Since dad passed, I've been wanting to have a vision or a dream about what he's doing now. Everyone kept saying how "he's in a better place" or "now he can go anywhere with us". I can accept those thoughts in the sense of his memory or him being "in our hearts" but I wanted to know that he..the person...the man of dad...his physical body-renewed, if you will, was still alive and laughing and thriving somewhere else. What would have been even better than a vision or a dream though would be a "sign" or message directly from him somehow.
I never knew dad to be into poetry, which he wasn't. I never heard him talk about any poem, ever, besides the poem Footprints, which he loved. Yesterday, I was looking through a book that Alisa and I made of his stories and jokes that we gave to him for Father's Day a couple years ago. I found a folded piece of paper in it with a poem copied in dad's handwriting that helped me. At the bottom of the page, dad wrote "probably my favorite poem":

High Flight 

Oh! I have slipped the surly bonds of Earth
And danced the skies on laughter-silvered wings;
Sunward I've climbed, and joined the tumbling mirth
Of sun-split clouds, — and done a hundred things
You have not dreamed of — wheeled and soared and swung
High in the sunlit silence. Hov'ring there,
I've chased the shouting wind along, and flung
My eager craft through footless halls of air. . . .

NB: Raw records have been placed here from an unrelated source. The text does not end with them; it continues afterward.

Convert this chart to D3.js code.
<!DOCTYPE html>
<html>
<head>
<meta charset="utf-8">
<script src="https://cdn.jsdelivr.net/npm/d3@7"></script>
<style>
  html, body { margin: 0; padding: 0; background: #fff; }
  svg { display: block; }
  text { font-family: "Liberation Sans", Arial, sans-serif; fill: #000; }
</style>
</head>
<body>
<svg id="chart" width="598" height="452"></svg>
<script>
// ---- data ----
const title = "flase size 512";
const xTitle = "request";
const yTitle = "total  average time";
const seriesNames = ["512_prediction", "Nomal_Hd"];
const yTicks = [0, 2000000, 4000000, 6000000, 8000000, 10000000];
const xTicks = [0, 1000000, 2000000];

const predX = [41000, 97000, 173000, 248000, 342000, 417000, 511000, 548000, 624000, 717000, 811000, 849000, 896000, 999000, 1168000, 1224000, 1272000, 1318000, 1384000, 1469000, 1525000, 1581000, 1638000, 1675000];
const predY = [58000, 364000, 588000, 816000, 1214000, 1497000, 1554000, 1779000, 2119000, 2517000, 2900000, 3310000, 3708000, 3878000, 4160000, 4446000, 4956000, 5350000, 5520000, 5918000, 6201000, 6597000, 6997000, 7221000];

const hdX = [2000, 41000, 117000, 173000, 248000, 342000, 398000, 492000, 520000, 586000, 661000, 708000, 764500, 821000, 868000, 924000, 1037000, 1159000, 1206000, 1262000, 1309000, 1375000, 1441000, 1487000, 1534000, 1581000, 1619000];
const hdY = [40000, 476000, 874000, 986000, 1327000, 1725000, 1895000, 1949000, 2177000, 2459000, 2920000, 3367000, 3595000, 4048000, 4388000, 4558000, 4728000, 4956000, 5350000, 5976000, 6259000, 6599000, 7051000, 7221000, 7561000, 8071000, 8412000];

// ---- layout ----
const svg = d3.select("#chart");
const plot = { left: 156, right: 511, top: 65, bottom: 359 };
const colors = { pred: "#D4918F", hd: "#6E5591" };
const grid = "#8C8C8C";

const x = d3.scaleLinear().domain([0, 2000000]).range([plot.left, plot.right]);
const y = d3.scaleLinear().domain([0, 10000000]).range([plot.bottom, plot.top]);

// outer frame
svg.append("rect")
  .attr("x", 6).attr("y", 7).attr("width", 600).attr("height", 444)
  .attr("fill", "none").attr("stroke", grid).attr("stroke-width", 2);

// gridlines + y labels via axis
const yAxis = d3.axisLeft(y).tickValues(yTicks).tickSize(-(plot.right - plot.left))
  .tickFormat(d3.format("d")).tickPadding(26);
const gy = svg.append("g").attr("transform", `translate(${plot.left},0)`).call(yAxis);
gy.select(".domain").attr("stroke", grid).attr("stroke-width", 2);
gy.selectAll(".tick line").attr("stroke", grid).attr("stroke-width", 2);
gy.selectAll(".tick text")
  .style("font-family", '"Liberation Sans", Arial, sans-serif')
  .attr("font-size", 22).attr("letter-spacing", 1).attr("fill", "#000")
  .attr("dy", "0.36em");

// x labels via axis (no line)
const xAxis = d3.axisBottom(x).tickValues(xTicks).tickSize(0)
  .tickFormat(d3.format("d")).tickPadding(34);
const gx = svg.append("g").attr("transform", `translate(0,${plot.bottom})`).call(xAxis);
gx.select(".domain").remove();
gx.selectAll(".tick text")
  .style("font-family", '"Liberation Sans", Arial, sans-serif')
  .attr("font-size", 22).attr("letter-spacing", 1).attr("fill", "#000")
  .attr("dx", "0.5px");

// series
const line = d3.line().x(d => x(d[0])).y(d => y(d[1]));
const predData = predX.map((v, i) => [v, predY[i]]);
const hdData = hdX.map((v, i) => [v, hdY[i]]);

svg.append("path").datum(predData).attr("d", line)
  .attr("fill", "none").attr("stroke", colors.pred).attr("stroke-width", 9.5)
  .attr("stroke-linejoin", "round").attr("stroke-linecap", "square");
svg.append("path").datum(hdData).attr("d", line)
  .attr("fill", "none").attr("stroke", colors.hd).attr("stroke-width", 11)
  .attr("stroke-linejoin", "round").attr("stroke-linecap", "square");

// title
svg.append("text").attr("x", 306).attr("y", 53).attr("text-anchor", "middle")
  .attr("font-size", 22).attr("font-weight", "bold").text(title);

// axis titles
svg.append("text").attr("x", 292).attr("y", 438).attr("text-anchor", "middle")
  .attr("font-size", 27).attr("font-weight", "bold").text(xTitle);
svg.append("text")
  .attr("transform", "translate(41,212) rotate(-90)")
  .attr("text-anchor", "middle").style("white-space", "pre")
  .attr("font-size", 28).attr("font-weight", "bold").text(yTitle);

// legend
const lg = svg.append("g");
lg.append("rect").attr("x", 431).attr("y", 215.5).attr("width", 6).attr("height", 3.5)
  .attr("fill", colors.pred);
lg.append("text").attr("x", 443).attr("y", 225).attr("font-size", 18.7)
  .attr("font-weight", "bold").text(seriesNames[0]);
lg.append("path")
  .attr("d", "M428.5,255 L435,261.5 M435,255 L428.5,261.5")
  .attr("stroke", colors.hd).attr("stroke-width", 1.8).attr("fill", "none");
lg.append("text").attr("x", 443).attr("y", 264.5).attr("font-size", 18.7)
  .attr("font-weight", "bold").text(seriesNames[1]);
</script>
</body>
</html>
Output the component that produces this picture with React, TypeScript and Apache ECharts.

Up, up the long, delirious burning blue
I've topped the wind-swept heights with easy grace
Where never lark, or ever eagle flew —
And, while with silent, lifting mind I've trod
The high untrespassed sanctity of space,
Put out my hand, and touched the face of God.
                                                                         — John Gillespie Magee, Jr

Have fun, daddy. I love you.


Tuesday, April 26, 2011

We Will Remember

This blog is a tribute to my Father, the late and great Michael Peters. Family and friends, please feel free to post as often as you'd like, with whatever you'd like, that will help us remember him. Dad was an amazing man and his memory lives on in all of us. Let's use this blog to remember his jokes, stories, sayings, words of wisdom and any other special memories we have of and with him. Personal notes and letters to him, pictures, etc. are also welcome. The purpose of this is to give us a way to let out our thoughts while at the same time honoring his memory. Please don't forget to include your name after your post(s) if you'd like.

Thanks for visiting. We will remember you, Dad!